The Ugandan subsidiary of ride-hailing giant Uber is among units that have been affected by the current reorganization the company is undertaking to counter the damage from the Covid-19 pandemic.
Where Uber had country managers for every unit in the East African region, in the latest changes, one person will oversee operations in Kenya, Uganda and Tanzania.
This implies Aaron Tindiseega — who has been the company’s manager in Uganda — will be replaced by Brian Njao who oversees Uber operations across Kenya, Uganda and Tanzania.
Tindiseega left Uber in June to join Elephant Healthcare, a health technology company based in London, U.K.
While announcing Uber’s Q1 earnings, the company’s chief executive Dara Khosrowshahi, said: “We are taking a hard look at our overall cost structure and our other bets to ensure our core business of Rides and Eats emerges stronger than ever.”
In emailed statement, Uber did not reveal how many employees in Uganda were ejected but this website understands that the company is reducing its headcount in Sub-Saharan Africa as has been done elsewhere the company is operating.

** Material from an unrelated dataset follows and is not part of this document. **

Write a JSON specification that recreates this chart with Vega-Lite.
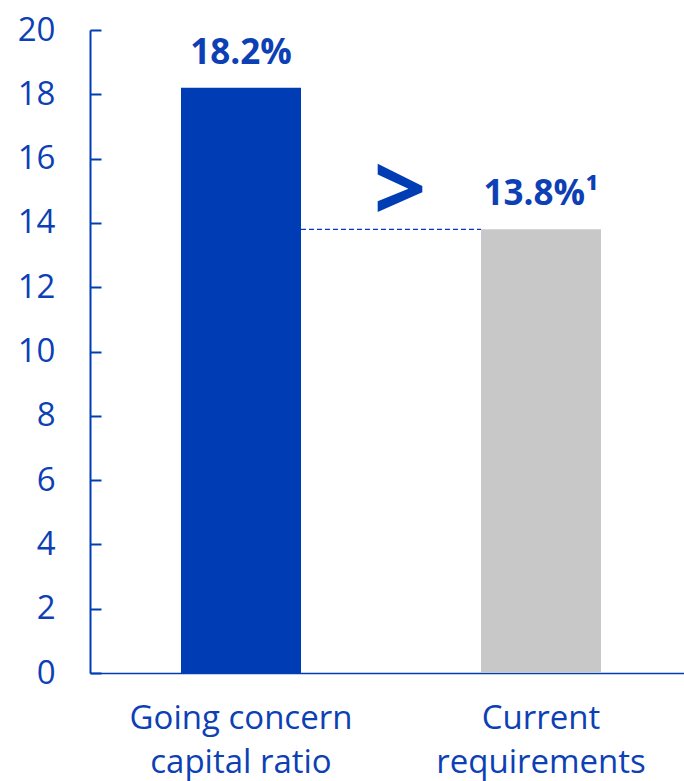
{
  "$schema": "https://vega.github.io/schema/vega-lite/v6.json",
  "width": 594,
  "height": 643,
  "autosize": "none",
  "padding": {"left": 90, "top": 30, "right": 0, "bottom": 108},
  "background": "white",
  "config": {"view": {"stroke": null}, "font": "Open Sans"},
  "data": {"values": [
    {"category": "Going concern capital ratio", "value": 18.2, "label": "18.2%"},
    {"category": "Current requirements", "value": 13.8, "label": "13.8%¹"}
  ]},
  "encoding": {
    "x": {
      "field": "category", "type": "nominal", "sort": null,
      "scale": {"paddingInner": 0.6, "paddingOuter": 0.29, "align": 0.523},
      "axis": {
        "title": null, "labelAngle": 0, "ticks": false,
        "domainColor": "#003DB5", "domainWidth": 1.5,
        "labelColor": "#0D3FB5", "labelFontSize": 33, "labelFont": "Open Sans",
        "labelLineHeight": 44, "labelPadding": 29, "labelBaseline": "top", "labelLimit": 400,
        "labelExpr": "datum.label == 'Going concern capital ratio' ? ['Going concern', 'capital ratio'] : ['Current', 'requirements']"
      }
    }
  },
  "layer": [
    {
      "data": {"values": [{"from": "Going concern capital ratio", "to": "Current requirements", "value": 13.8}]},
      "mark": {"type": "rule", "strokeDash": [5, 3], "strokeWidth": 1.3, "color": "#003DB5"},
      "encoding": {
        "x": {"field": "from", "type": "nominal", "bandPosition": 1},
        "x2": {"field": "to", "bandPosition": 0},
        "y": {"field": "value", "type": "quantitative"}
      }
    },
    {
      "mark": {"type": "bar"},
      "encoding": {
        "y": {
          "field": "value", "type": "quantitative",
          "scale": {"domain": [0, 20], "nice": false},
          "axis": {
            "title": null, "grid": false, "values": [0, 2, 4, 6, 8, 10, 12, 14, 16, 18, 20],
            "domainColor": "#003DB5", "domainWidth": 2,
            "tickColor": "#003DB5", "tickWidth": 2, "tickSize": -11,
            "labelColor": "#0D3FB5", "labelFontSize": 33, "labelFont": "Open Sans",
            "labelPadding": 46
          }
        },
        "color": {
          "field": "category", "type": "nominal", "legend": null,
          "scale": {"domain": ["Going concern capital ratio", "Current requirements"], "range": ["#003DB5", "#C8C8C8"]}
        }
      }
    },
    {
      "mark": {"type": "text", "fontWeight": "bold", "fontSize": 35, "baseline": "alphabetic", "dy": -24, "color": "#0D3FB5"},
      "encoding": {
        "y": {"field": "value", "type": "quantitative"},
        "text": {"field": "label"}
      }
    },
    {
      "data": {"values": [{"from": "Going concern capital ratio", "symbol": ">", "value": 13.8}]},
      "mark": {"type": "text", "fontWeight": "bold", "fontSize": 92, "baseline": "middle", "dy": -36, "color": "#003DB5"},
      "encoding": {
        "x": {"field": "from", "type": "nominal"},
        "xOffset": {"value": 219},
        "y": {"field": "value", "type": "quantitative"},
        "text": {"field": "symbol"}
      }
    }
  ]
}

The laid-off workers are given severance packages, including a minimum of 10 weeks’ pay or more depending on contract terms.
The package also includes health benefits, additional equity vesting, outplacement/recruiting support, and additional support for Uber-sponsored visa holders.
A few months into the coronavirus lockdowns that swept through the world, Uber, which had seen rides tumble 80%, laid off 3,700 employees in order to save about $1 billion in costs.
Weeks later, on May 18, it announced another 3,000 employees were being trimmed off the workforce, riding the total cut in employees to 25%.
The company also closed 45 offices, with the chief executive citing a need to focus on operating a sustainable business.
“I knew that I had to make a hard decision, not because we are a public company, or to protect or stock price, or to please our Board or investors,” Khosrowshahi wrote to employees in a memo.
“I had to make this decision because our very future as an essential service for the cities of the world — our being there for millions of people and businesses who rely on us — demands it. We must establish ourselves as a self-sustaining enterprise that no longer relies on new capital or investors to keep growing, expanding, and innovating.”
In an emailed statement, Anthony le Roux, a senior director and regional general manager of Uber Middle East & Africa, told me the decision to lay off workers was a hard one to take.
“Given the dramatic impact of the pandemic, and the unpredictable nature of recovery, globally we are concentrating our efforts on our core mobility and delivery platforms and resizing our company to match the realities of our business,” he said.
“That’s led us to some difficult decisions in Sub Saharan Africa where we have reduced the size of our workforce, each of whom I want to thank personally for their enormous contributions. We are making these tough choices now so that we can move forward and begin to build again with confidence.”